* _MATERIAL TO PROCESS_
%%

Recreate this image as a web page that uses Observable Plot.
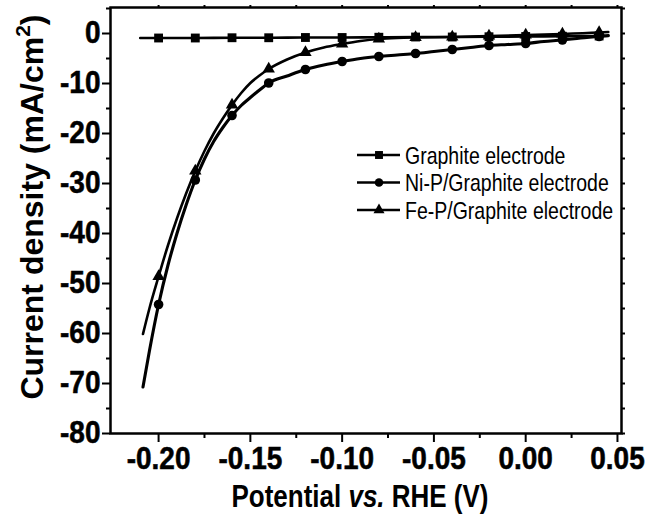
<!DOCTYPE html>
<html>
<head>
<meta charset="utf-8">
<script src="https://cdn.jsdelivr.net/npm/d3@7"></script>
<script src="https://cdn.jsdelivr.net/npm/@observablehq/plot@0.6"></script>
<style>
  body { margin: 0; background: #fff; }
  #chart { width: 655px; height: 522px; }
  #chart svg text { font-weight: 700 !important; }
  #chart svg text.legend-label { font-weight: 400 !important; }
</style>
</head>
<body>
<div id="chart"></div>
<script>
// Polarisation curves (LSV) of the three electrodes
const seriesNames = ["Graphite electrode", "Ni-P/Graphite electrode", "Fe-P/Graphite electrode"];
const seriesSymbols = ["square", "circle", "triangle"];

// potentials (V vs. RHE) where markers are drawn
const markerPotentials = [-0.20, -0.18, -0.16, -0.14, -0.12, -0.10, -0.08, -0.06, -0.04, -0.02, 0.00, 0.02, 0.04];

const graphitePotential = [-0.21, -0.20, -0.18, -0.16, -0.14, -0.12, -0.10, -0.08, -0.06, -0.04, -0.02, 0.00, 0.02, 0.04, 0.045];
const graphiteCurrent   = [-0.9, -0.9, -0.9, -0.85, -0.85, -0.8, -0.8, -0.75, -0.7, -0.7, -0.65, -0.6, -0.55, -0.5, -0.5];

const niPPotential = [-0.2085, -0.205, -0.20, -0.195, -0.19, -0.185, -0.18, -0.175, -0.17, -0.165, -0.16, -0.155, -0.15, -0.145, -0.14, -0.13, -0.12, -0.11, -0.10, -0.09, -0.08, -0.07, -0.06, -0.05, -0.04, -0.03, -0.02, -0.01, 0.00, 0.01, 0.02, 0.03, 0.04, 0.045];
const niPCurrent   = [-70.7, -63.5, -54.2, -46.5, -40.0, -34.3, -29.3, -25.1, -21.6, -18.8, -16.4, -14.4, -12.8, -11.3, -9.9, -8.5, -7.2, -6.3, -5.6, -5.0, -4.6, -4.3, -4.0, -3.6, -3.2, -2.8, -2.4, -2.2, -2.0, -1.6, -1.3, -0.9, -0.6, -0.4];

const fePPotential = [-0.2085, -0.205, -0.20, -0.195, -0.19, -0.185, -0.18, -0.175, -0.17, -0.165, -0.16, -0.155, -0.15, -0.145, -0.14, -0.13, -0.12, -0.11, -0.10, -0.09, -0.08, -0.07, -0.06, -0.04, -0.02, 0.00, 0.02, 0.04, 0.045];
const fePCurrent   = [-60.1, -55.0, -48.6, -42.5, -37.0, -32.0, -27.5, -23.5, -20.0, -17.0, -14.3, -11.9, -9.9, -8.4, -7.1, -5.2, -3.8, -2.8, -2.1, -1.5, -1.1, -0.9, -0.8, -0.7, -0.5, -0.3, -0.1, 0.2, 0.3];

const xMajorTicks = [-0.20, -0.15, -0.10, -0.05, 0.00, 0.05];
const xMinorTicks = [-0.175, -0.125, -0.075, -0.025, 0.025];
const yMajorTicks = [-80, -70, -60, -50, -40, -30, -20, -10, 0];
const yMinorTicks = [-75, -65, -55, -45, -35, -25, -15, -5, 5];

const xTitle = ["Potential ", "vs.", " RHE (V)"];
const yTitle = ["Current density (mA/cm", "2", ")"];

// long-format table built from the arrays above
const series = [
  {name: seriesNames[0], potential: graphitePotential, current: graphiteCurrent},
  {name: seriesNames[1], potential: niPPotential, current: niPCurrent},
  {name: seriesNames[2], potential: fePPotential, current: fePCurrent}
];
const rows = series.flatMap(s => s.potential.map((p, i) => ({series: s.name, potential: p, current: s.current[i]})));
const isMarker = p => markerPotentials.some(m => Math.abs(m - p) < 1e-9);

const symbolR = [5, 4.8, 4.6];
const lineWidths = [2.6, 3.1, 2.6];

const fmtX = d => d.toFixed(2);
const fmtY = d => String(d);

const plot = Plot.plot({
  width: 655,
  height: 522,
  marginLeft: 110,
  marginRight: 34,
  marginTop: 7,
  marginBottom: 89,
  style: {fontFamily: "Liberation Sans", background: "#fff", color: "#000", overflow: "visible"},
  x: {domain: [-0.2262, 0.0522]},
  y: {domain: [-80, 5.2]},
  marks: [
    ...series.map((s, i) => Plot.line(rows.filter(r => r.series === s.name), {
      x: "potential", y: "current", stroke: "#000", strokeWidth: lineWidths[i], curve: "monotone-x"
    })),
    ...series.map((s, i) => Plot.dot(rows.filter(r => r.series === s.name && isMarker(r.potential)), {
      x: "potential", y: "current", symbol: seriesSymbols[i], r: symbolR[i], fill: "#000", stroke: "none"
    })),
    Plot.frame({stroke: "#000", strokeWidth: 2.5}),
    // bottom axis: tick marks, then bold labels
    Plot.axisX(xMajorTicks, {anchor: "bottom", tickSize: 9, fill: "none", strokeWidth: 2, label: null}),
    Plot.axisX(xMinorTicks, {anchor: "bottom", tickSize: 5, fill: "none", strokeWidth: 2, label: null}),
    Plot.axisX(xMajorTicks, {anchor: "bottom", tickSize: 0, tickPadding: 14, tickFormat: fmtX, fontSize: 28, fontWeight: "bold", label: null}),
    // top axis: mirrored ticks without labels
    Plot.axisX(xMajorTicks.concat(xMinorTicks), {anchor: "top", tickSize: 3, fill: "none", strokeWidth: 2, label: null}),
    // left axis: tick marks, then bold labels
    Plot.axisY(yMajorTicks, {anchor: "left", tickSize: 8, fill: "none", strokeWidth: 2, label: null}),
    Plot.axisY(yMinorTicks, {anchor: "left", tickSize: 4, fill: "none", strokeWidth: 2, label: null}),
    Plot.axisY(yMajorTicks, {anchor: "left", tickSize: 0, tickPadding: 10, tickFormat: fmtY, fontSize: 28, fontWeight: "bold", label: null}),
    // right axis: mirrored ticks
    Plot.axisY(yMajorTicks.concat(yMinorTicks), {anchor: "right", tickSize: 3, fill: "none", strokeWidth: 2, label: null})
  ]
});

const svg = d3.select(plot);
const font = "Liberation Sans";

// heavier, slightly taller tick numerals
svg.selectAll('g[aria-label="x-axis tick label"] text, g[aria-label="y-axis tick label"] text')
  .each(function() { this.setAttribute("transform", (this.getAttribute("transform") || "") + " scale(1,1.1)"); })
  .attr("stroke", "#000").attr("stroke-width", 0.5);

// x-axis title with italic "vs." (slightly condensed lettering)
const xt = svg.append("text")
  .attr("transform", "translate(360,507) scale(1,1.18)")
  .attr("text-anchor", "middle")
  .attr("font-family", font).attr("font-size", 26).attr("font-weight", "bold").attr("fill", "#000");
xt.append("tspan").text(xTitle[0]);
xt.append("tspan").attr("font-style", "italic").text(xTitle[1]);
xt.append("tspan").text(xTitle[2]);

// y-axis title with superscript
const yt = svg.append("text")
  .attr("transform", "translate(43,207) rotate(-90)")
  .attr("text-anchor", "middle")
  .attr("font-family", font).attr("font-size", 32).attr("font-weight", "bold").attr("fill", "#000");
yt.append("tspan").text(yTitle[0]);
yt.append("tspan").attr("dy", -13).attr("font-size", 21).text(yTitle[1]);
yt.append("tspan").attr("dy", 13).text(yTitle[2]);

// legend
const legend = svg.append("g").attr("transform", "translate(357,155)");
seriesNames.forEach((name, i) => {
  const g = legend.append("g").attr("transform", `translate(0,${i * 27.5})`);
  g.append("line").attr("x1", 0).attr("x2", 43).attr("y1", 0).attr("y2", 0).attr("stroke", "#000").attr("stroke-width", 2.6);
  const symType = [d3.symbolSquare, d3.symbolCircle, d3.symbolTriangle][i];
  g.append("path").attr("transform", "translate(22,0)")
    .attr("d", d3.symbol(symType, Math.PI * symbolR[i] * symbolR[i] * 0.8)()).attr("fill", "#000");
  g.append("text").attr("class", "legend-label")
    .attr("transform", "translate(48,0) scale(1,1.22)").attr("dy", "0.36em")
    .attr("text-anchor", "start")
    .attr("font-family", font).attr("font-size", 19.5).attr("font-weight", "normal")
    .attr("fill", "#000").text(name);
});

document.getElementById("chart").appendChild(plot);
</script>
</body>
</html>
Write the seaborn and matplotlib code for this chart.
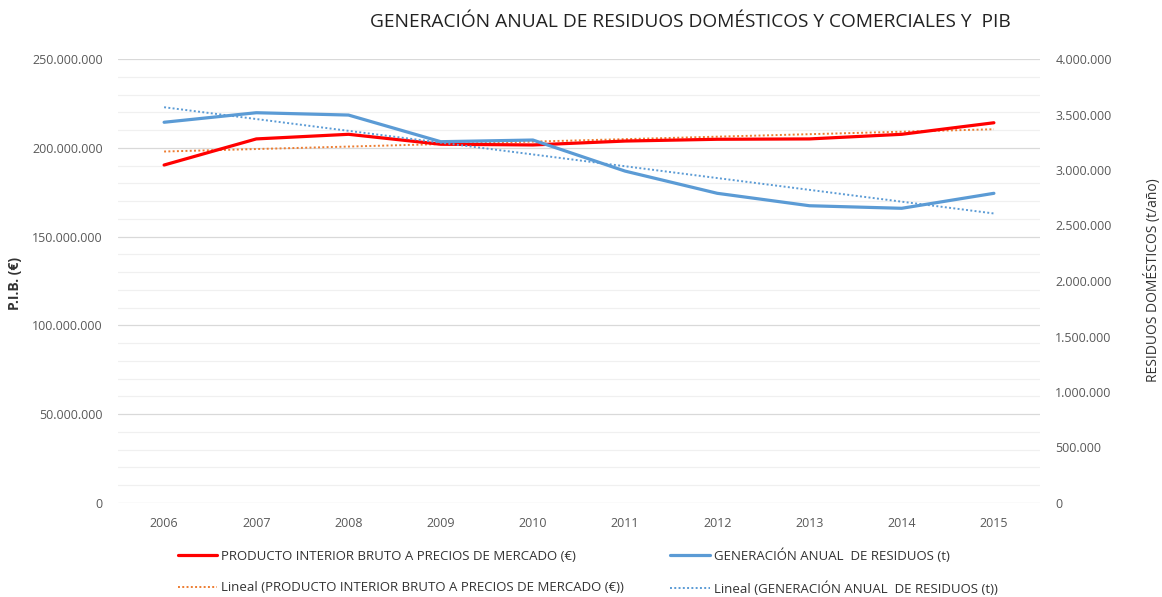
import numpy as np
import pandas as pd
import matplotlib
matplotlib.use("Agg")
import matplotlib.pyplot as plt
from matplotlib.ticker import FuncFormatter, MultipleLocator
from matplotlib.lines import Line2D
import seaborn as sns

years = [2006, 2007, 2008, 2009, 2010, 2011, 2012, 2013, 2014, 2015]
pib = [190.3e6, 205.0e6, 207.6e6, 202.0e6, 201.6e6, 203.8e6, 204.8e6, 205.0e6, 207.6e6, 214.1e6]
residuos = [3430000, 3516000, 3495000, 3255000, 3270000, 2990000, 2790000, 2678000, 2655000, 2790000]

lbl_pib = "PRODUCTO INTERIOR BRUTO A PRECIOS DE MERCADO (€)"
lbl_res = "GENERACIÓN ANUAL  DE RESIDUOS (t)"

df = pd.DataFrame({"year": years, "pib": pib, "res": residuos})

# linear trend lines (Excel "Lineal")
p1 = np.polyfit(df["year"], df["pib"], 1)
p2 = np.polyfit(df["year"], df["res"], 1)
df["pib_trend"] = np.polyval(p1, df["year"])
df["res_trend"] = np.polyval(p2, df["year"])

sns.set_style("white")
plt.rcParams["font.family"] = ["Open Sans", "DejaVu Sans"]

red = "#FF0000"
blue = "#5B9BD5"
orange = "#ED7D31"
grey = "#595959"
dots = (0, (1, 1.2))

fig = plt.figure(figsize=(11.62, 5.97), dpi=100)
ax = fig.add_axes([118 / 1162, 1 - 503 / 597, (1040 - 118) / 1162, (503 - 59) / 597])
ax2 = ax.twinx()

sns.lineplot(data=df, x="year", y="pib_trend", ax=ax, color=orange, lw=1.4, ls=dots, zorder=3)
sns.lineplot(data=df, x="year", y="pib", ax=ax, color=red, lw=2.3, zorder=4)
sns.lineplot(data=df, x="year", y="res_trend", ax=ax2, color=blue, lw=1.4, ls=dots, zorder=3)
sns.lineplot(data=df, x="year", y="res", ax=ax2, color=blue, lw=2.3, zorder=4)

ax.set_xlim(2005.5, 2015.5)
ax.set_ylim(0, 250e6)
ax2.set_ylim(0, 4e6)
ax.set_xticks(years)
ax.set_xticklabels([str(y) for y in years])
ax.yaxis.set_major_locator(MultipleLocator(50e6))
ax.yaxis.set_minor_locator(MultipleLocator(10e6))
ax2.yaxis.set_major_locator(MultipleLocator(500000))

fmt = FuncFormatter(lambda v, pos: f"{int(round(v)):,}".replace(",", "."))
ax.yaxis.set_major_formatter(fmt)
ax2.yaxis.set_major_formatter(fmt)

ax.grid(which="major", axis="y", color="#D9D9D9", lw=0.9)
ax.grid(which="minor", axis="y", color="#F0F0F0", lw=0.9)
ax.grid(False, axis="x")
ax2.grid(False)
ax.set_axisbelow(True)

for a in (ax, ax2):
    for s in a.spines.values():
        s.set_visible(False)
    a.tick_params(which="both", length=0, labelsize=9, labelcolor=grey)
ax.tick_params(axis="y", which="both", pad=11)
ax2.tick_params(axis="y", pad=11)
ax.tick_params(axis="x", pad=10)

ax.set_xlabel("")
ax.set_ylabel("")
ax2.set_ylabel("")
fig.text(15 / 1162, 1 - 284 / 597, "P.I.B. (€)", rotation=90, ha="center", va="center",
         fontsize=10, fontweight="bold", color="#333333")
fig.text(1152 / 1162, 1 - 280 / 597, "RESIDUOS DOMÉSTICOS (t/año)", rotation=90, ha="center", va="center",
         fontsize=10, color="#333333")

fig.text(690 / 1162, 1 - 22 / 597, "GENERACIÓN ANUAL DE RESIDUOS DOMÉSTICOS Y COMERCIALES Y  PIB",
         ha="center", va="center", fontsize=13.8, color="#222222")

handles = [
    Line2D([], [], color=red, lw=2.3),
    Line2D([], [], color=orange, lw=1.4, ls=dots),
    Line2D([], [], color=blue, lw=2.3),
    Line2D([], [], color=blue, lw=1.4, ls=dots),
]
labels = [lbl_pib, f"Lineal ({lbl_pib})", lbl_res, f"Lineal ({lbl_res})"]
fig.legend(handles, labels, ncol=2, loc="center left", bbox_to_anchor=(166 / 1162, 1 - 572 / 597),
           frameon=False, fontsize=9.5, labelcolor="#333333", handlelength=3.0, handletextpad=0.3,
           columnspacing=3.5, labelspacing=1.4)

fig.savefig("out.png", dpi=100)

%%

* _WHAT IS REQUIRED_
Omitting all pictures, restate exactly the lines of the material from its start through the line that contains "-0.1, 0.2, 0.3];".

* _SOLUTION BELOW_
Recreate this image as a web page that uses Observable Plot.
<!DOCTYPE html>
<html>
<head>
<meta charset="utf-8">
<script src="https://cdn.jsdelivr.net/npm/d3@7"></script>
<script src="https://cdn.jsdelivr.net/npm/@observablehq/plot@0.6"></script>
<style>
  body { margin: 0; background: #fff; }
  #chart { width: 655px; height: 522px; }
  #chart svg text { font-weight: 700 !important; }
  #chart svg text.legend-label { font-weight: 400 !important; }
</style>
</head>
<body>
<div id="chart"></div>
<script>
// Polarisation curves (LSV) of the three electrodes
const seriesNames = ["Graphite electrode", "Ni-P/Graphite electrode", "Fe-P/Graphite electrode"];
const seriesSymbols = ["square", "circle", "triangle"];

// potentials (V vs. RHE) where markers are drawn
const markerPotentials = [-0.20, -0.18, -0.16, -0.14, -0.12, -0.10, -0.08, -0.06, -0.04, -0.02, 0.00, 0.02, 0.04];

const graphitePotential = [-0.21, -0.20, -0.18, -0.16, -0.14, -0.12, -0.10, -0.08, -0.06, -0.04, -0.02, 0.00, 0.02, 0.04, 0.045];
const graphiteCurrent   = [-0.9, -0.9, -0.9, -0.85, -0.85, -0.8, -0.8, -0.75, -0.7, -0.7, -0.65, -0.6, -0.55, -0.5, -0.5];

const niPPotential = [-0.2085, -0.205, -0.20, -0.195, -0.19, -0.185, -0.18, -0.175, -0.17, -0.165, -0.16, -0.155, -0.15, -0.145, -0.14, -0.13, -0.12, -0.11, -0.10, -0.09, -0.08, -0.07, -0.06, -0.05, -0.04, -0.03, -0.02, -0.01, 0.00, 0.01, 0.02, 0.03, 0.04, 0.045];
const niPCurrent   = [-70.7, -63.5, -54.2, -46.5, -40.0, -34.3, -29.3, -25.1, -21.6, -18.8, -16.4, -14.4, -12.8, -11.3, -9.9, -8.5, -7.2, -6.3, -5.6, -5.0, -4.6, -4.3, -4.0, -3.6, -3.2, -2.8, -2.4, -2.2, -2.0, -1.6, -1.3, -0.9, -0.6, -0.4];

const fePPotential = [-0.2085, -0.205, -0.20, -0.195, -0.19, -0.185, -0.18, -0.175, -0.17, -0.165, -0.16, -0.155, -0.15, -0.145, -0.14, -0.13, -0.12, -0.11, -0.10, -0.09, -0.08, -0.07, -0.06, -0.04, -0.02, 0.00, 0.02, 0.04, 0.045];
const fePCurrent   = [-60.1, -55.0, -48.6, -42.5, -37.0, -32.0, -27.5, -23.5, -20.0, -17.0, -14.3, -11.9, -9.9, -8.4, -7.1, -5.2, -3.8, -2.8, -2.1, -1.5, -1.1, -0.9, -0.8, -0.7, -0.5, -0.3, -0.1, 0.2, 0.3];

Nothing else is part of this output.